# Task brief
Print exactly, please, the lines from the top of the entries below up to and including the line with "ax = fig.add_axes([0, 0, 1, 1])", and nothing else; pictures are excluded.

# Working data
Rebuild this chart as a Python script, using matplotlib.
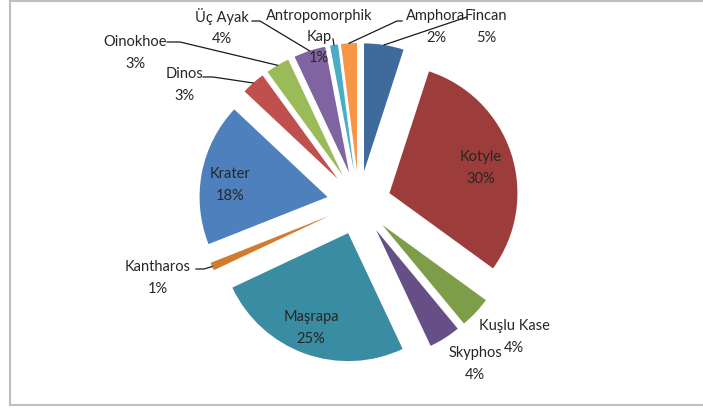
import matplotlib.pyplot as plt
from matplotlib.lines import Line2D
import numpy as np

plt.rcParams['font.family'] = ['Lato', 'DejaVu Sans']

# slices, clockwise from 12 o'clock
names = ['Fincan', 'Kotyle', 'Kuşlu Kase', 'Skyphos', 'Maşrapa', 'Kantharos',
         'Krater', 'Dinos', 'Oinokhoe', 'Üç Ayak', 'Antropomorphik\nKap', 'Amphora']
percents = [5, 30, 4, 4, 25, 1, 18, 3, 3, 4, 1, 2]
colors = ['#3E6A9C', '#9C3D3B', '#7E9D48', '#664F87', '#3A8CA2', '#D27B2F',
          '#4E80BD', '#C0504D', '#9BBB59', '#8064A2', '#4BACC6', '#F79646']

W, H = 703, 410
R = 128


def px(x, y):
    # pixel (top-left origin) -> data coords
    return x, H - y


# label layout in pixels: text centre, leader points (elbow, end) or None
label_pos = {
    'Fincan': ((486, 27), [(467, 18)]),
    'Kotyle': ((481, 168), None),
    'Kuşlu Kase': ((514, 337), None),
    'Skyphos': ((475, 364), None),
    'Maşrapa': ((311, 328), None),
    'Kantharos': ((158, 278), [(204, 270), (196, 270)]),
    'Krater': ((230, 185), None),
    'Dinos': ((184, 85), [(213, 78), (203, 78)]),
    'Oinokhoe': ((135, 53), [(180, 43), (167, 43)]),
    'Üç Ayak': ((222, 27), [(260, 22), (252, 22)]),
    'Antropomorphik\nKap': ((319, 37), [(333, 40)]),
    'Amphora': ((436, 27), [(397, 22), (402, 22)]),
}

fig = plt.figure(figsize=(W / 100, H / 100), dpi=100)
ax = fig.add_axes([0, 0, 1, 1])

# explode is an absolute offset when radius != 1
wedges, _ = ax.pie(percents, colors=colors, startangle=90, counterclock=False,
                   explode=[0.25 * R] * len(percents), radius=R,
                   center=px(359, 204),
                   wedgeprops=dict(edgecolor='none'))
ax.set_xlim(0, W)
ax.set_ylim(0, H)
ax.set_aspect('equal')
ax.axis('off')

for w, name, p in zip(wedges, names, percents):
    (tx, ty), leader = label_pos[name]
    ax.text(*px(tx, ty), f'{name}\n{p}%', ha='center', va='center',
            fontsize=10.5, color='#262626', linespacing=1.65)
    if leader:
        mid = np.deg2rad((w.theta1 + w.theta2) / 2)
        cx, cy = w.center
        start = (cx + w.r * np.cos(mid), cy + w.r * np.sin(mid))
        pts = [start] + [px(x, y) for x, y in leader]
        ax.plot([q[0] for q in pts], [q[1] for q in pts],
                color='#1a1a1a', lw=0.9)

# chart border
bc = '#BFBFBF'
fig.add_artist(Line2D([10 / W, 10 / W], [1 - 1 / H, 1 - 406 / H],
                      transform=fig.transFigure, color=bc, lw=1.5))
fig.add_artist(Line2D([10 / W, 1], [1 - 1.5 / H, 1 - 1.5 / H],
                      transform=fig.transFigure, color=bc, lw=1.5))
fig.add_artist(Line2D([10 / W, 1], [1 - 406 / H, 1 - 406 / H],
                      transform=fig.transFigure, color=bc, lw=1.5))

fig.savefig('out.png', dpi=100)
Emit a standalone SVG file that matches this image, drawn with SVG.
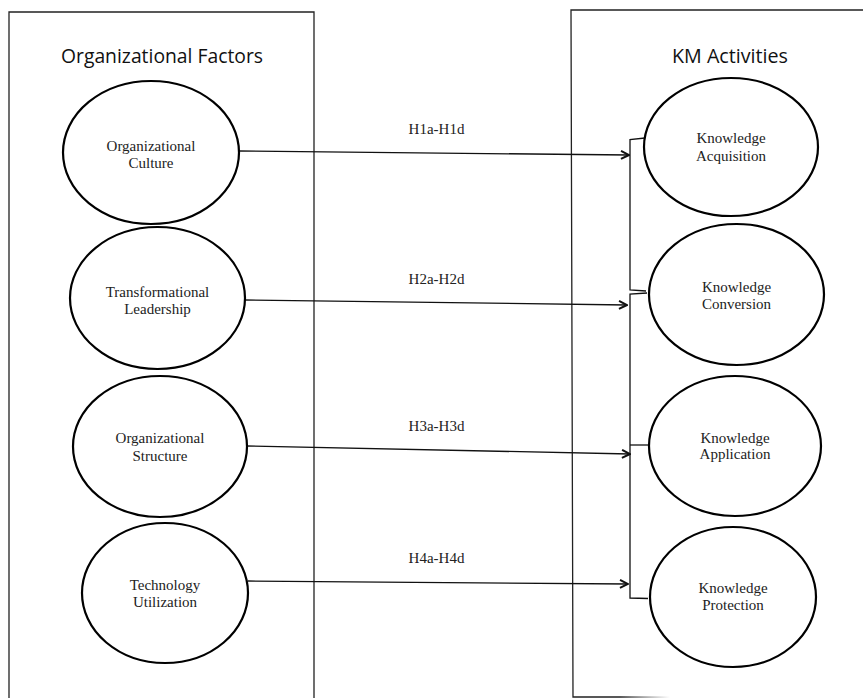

# Solution for this task
Rebuild this chart as a Python script, using matplotlib.
import matplotlib.pyplot as plt
from matplotlib.lines import Line2D
import numpy as np

plt.rcParams['font.family'] = ['Lato', 'DejaVu Sans']

# slices, clockwise from 12 o'clock
names = ['Fincan', 'Kotyle', 'Kuşlu Kase', 'Skyphos', 'Maşrapa', 'Kantharos',
         'Krater', 'Dinos', 'Oinokhoe', 'Üç Ayak', 'Antropomorphik\nKap', 'Amphora']
percents = [5, 30, 4, 4, 25, 1, 18, 3, 3, 4, 1, 2]
colors = ['#3E6A9C', '#9C3D3B', '#7E9D48', '#664F87', '#3A8CA2', '#D27B2F',
          '#4E80BD', '#C0504D', '#9BBB59', '#8064A2', '#4BACC6', '#F79646']

W, H = 703, 410
R = 128


def px(x, y):
    # pixel (top-left origin) -> data coords
    return x, H - y


# label layout in pixels: text centre, leader points (elbow, end) or None
label_pos = {
    'Fincan': ((486, 27), [(467, 18)]),
    'Kotyle': ((481, 168), None),
    'Kuşlu Kase': ((514, 337), None),
    'Skyphos': ((475, 364), None),
    'Maşrapa': ((311, 328), None),
    'Kantharos': ((158, 278), [(204, 270), (196, 270)]),
    'Krater': ((230, 185), None),
    'Dinos': ((184, 85), [(213, 78), (203, 78)]),
    'Oinokhoe': ((135, 53), [(180, 43), (167, 43)]),
    'Üç Ayak': ((222, 27), [(260, 22), (252, 22)]),
    'Antropomorphik\nKap': ((319, 37), [(333, 40)]),
    'Amphora': ((436, 27), [(397, 22), (402, 22)]),
}

fig = plt.figure(figsize=(W / 100, H / 100), dpi=100)
ax = fig.add_axes([0, 0, 1, 1])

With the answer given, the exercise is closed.